Data Flows executions are scheduled and monitored through Data Factory. Data Factory employs Spark clusters to scale accordingly for large transformation tasks. For reporting, Synapse Analytics relies on Power BI as a self-service visualization tool. Business analysts will be able to generate visualizations and summary statistics directly from the data warehouse and machine learning models.
Synapse Analytics offers a serverless on-demand computing resource option along with the traditional provisioned ones. A way to make use of the new serverless setup is for initial testing to make informed decisions on the number of resources required for production. Serverless resources will be preferred for model fitting or data exploration jobs that tend to be unpredictable while provisioned workloads would be better suited for data warehousing tasks that occur more consistently.
Regardless of how the resources can be allocated, Synapse Analytics allows database administrators to manage and monitor all services in one place. Having fewer systems to manage can lead to the reduced total cost of ownership as it becomes easier to identify and shut down unused resources.
Choosing Between Azure Synapse and Azure Databricks
The choice between Synapse Analytics and Databricks comes down to whether or not the data warehousing process is required.

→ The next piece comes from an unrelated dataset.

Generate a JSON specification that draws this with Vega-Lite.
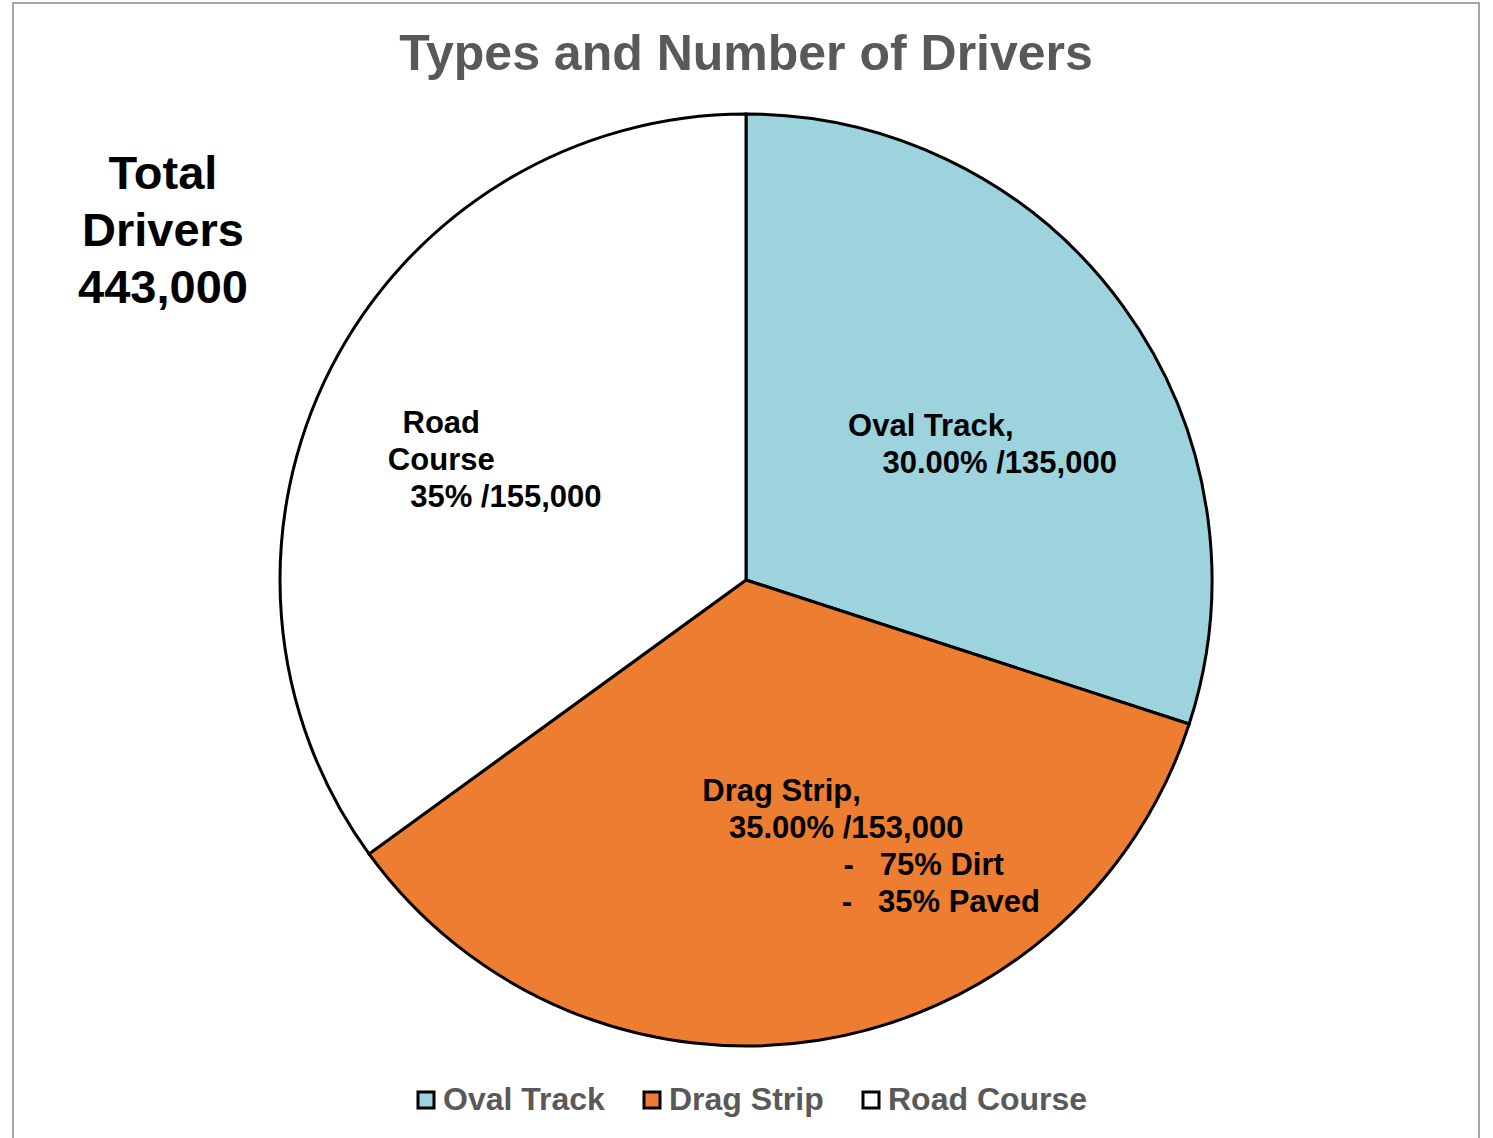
{
  "$schema": "https://vega.github.io/schema/vega-lite/v6.json",
  "width": 1466,
  "height": 1154,
  "padding": {"left": 13, "top": 3, "right": 14, "bottom": 0},
  "background": "white",
  "view": {"stroke": "#A6A6A6", "strokeWidth": 2},
  "title": {
    "text": "Types and Number of Drivers",
    "font": "Liberation Sans",
    "fontSize": 50,
    "fontWeight": "bold",
    "color": "#595959",
    "anchor": "middle",
    "offset": -77
  },
  "data": {
    "values": [
      {"category": "Oval Track", "percent": 30, "count": 135000, "label": "\u200b\nOval Track,\u00a0\u00a0\u00a0\u00a0\u00a0\u200b\n\u200b\u00a0\u00a0\u00a0\u00a0\u00a0\u00a0\u00a0\u00a0\u00a0\u00a0\u00a030.00% /135,000"},
      {"category": "Drag Strip", "percent": 35, "count": 153000, "label": "Drag Strip,\u00a0\u200b\n\u200b\u00a0\u00a0\u00a0\u00a0\u00a0\u00a0\u00a0\u00a0\u00a0\u00a0\u00a0\u00a0\u00a0\u00a035.00% /153,000\n\u200b\u00a0\u00a0\u00a0\u00a0\u00a0\u00a0\u00a0\u00a0\u00a0\u00a0\u00a0\u00a0\u00a0\u00a0\u00a0\u00a0\u00a0\u00a0\u00a0\u00a0\u00a0\u00a0\u00a0\u00a0\u00a0\u00a0\u00a0\u00a0\u00a0\u00a0\u00a0\u00a0-\u00a0\u00a0\u00a075% Dirt\n\u200b\u00a0\u00a0\u00a0\u00a0\u00a0\u00a0\u00a0\u00a0\u00a0\u00a0\u00a0\u00a0\u00a0\u00a0\u00a0\u00a0\u00a0\u00a0\u00a0\u00a0\u00a0\u00a0\u00a0\u00a0\u00a0\u00a0\u00a0\u00a0\u00a0\u00a0\u00a0\u00a0\u00a0\u00a0\u00a0\u00a0-\u00a0\u00a0\u00a035% Paved"},
      {"category": "Road Course", "percent": 35, "count": 155000, "label": "Road\u00a0\u00a0\u00a0\u00a0\u00a0\u00a0\u00a0\u00a0\u00a0\u00a0\u00a0\u00a0\u00a0\u00a0\u00a0\u00a0\u00a0\u00a0\u200b\nCourse\u00a0\u00a0\u00a0\u00a0\u00a0\u00a0\u00a0\u00a0\u00a0\u00a0\u00a0\u00a0\u00a0\u00a0\u00a0\u00a0\u00a0\u00a0\u200b\n35% /155,000\u00a0\u00a0\u00a0\u200b"}
    ]
  },
  "layer": [
    {
      "mark": {"type": "arc", "outerRadius": 466, "stroke": "black", "strokeWidth": 3},
      "encoding": {
        "theta": {"field": "percent", "type": "quantitative", "stack": true},
        "order": {"field": "count", "type": "quantitative"},
        "color": {
          "field": "category",
          "type": "nominal",
          "scale": {"domain": ["Oval Track", "Drag Strip", "Road Course"], "range": ["#9DD3DD", "#ED7D31", "#FFFFFF"]},
          "legend": {
            "orient": "none",
            "legendX": 397,
            "legendY": 1081,
            "direction": "horizontal",
            "title": null
          }
        }
      }
    },
    {
      "mark": {
        "type": "text",
        "radius": 255,
        "font": "Liberation Sans",
        "fontSize": 31,
        "fontWeight": "bold",
        "lineHeight": 37,
        "lineBreak": "\n",
        "align": "center",
        "baseline": "middle",
        "dy": -40,
        "fill": "black"
      },
      "encoding": {
        "theta": {"field": "percent", "type": "quantitative", "stack": true},
        "order": {"field": "count", "type": "quantitative"},
        "detail": {"field": "category", "type": "nominal"},
        "text": {"field": "label", "type": "nominal"}
      }
    },
    {
      "data": {"values": [{"note": "Total\nDrivers\n443,000"}]},
      "mark": {
        "type": "text",
        "font": "Liberation Sans",
        "fontSize": 47,
        "fontWeight": "bold",
        "lineHeight": 57,
        "lineBreak": "\n",
        "align": "center",
        "baseline": "middle",
        "dx": -583,
        "dy": -405,
        "fill": "black"
      },
      "encoding": {
        "text": {"field": "note", "type": "nominal"}
      }
    }
  ],
  "config": {
    "style": {"view": {"stroke": "#A6A6A6", "strokeWidth": 2}},
    "legend": {
      "symbolType": "square",
      "symbolSize": 256,
      "symbolStrokeColor": "black",
      "symbolStrokeWidth": 3,
      "labelFont": "Liberation Sans",
      "labelFontSize": 32,
      "labelFontWeight": "bold",
      "labelColor": "#595959",
      "labelOffset": 1,
      "columnPadding": 31,
      "labelLimit": 400
    }
  }
}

There is a significant overlap in the services included in Databricks and Synapse Analytics. They both enable users to work with Apache Spark through providing performance optimization, notebook-style interactive workspace, security, and monitoring. One key difference is the lack of data warehouse management tools for Databricks. Although Databricks can use data from Blob storage through Azure Synapse connector, it still requires transferring large volumes of data. Through the integration with ASDW and multiple other data storage systems, Synapse Analytics enjoys a major benefit of built-in data warehouse integration.
Since the announcement back in Nov 2019, Azure Synapse Analytics workspace has been steadily rolling out its promised features in a public preview. With the exception of SQL Data Warehouse service that is fully functional, the rest of the services available in the preview should not be used for production as of yet.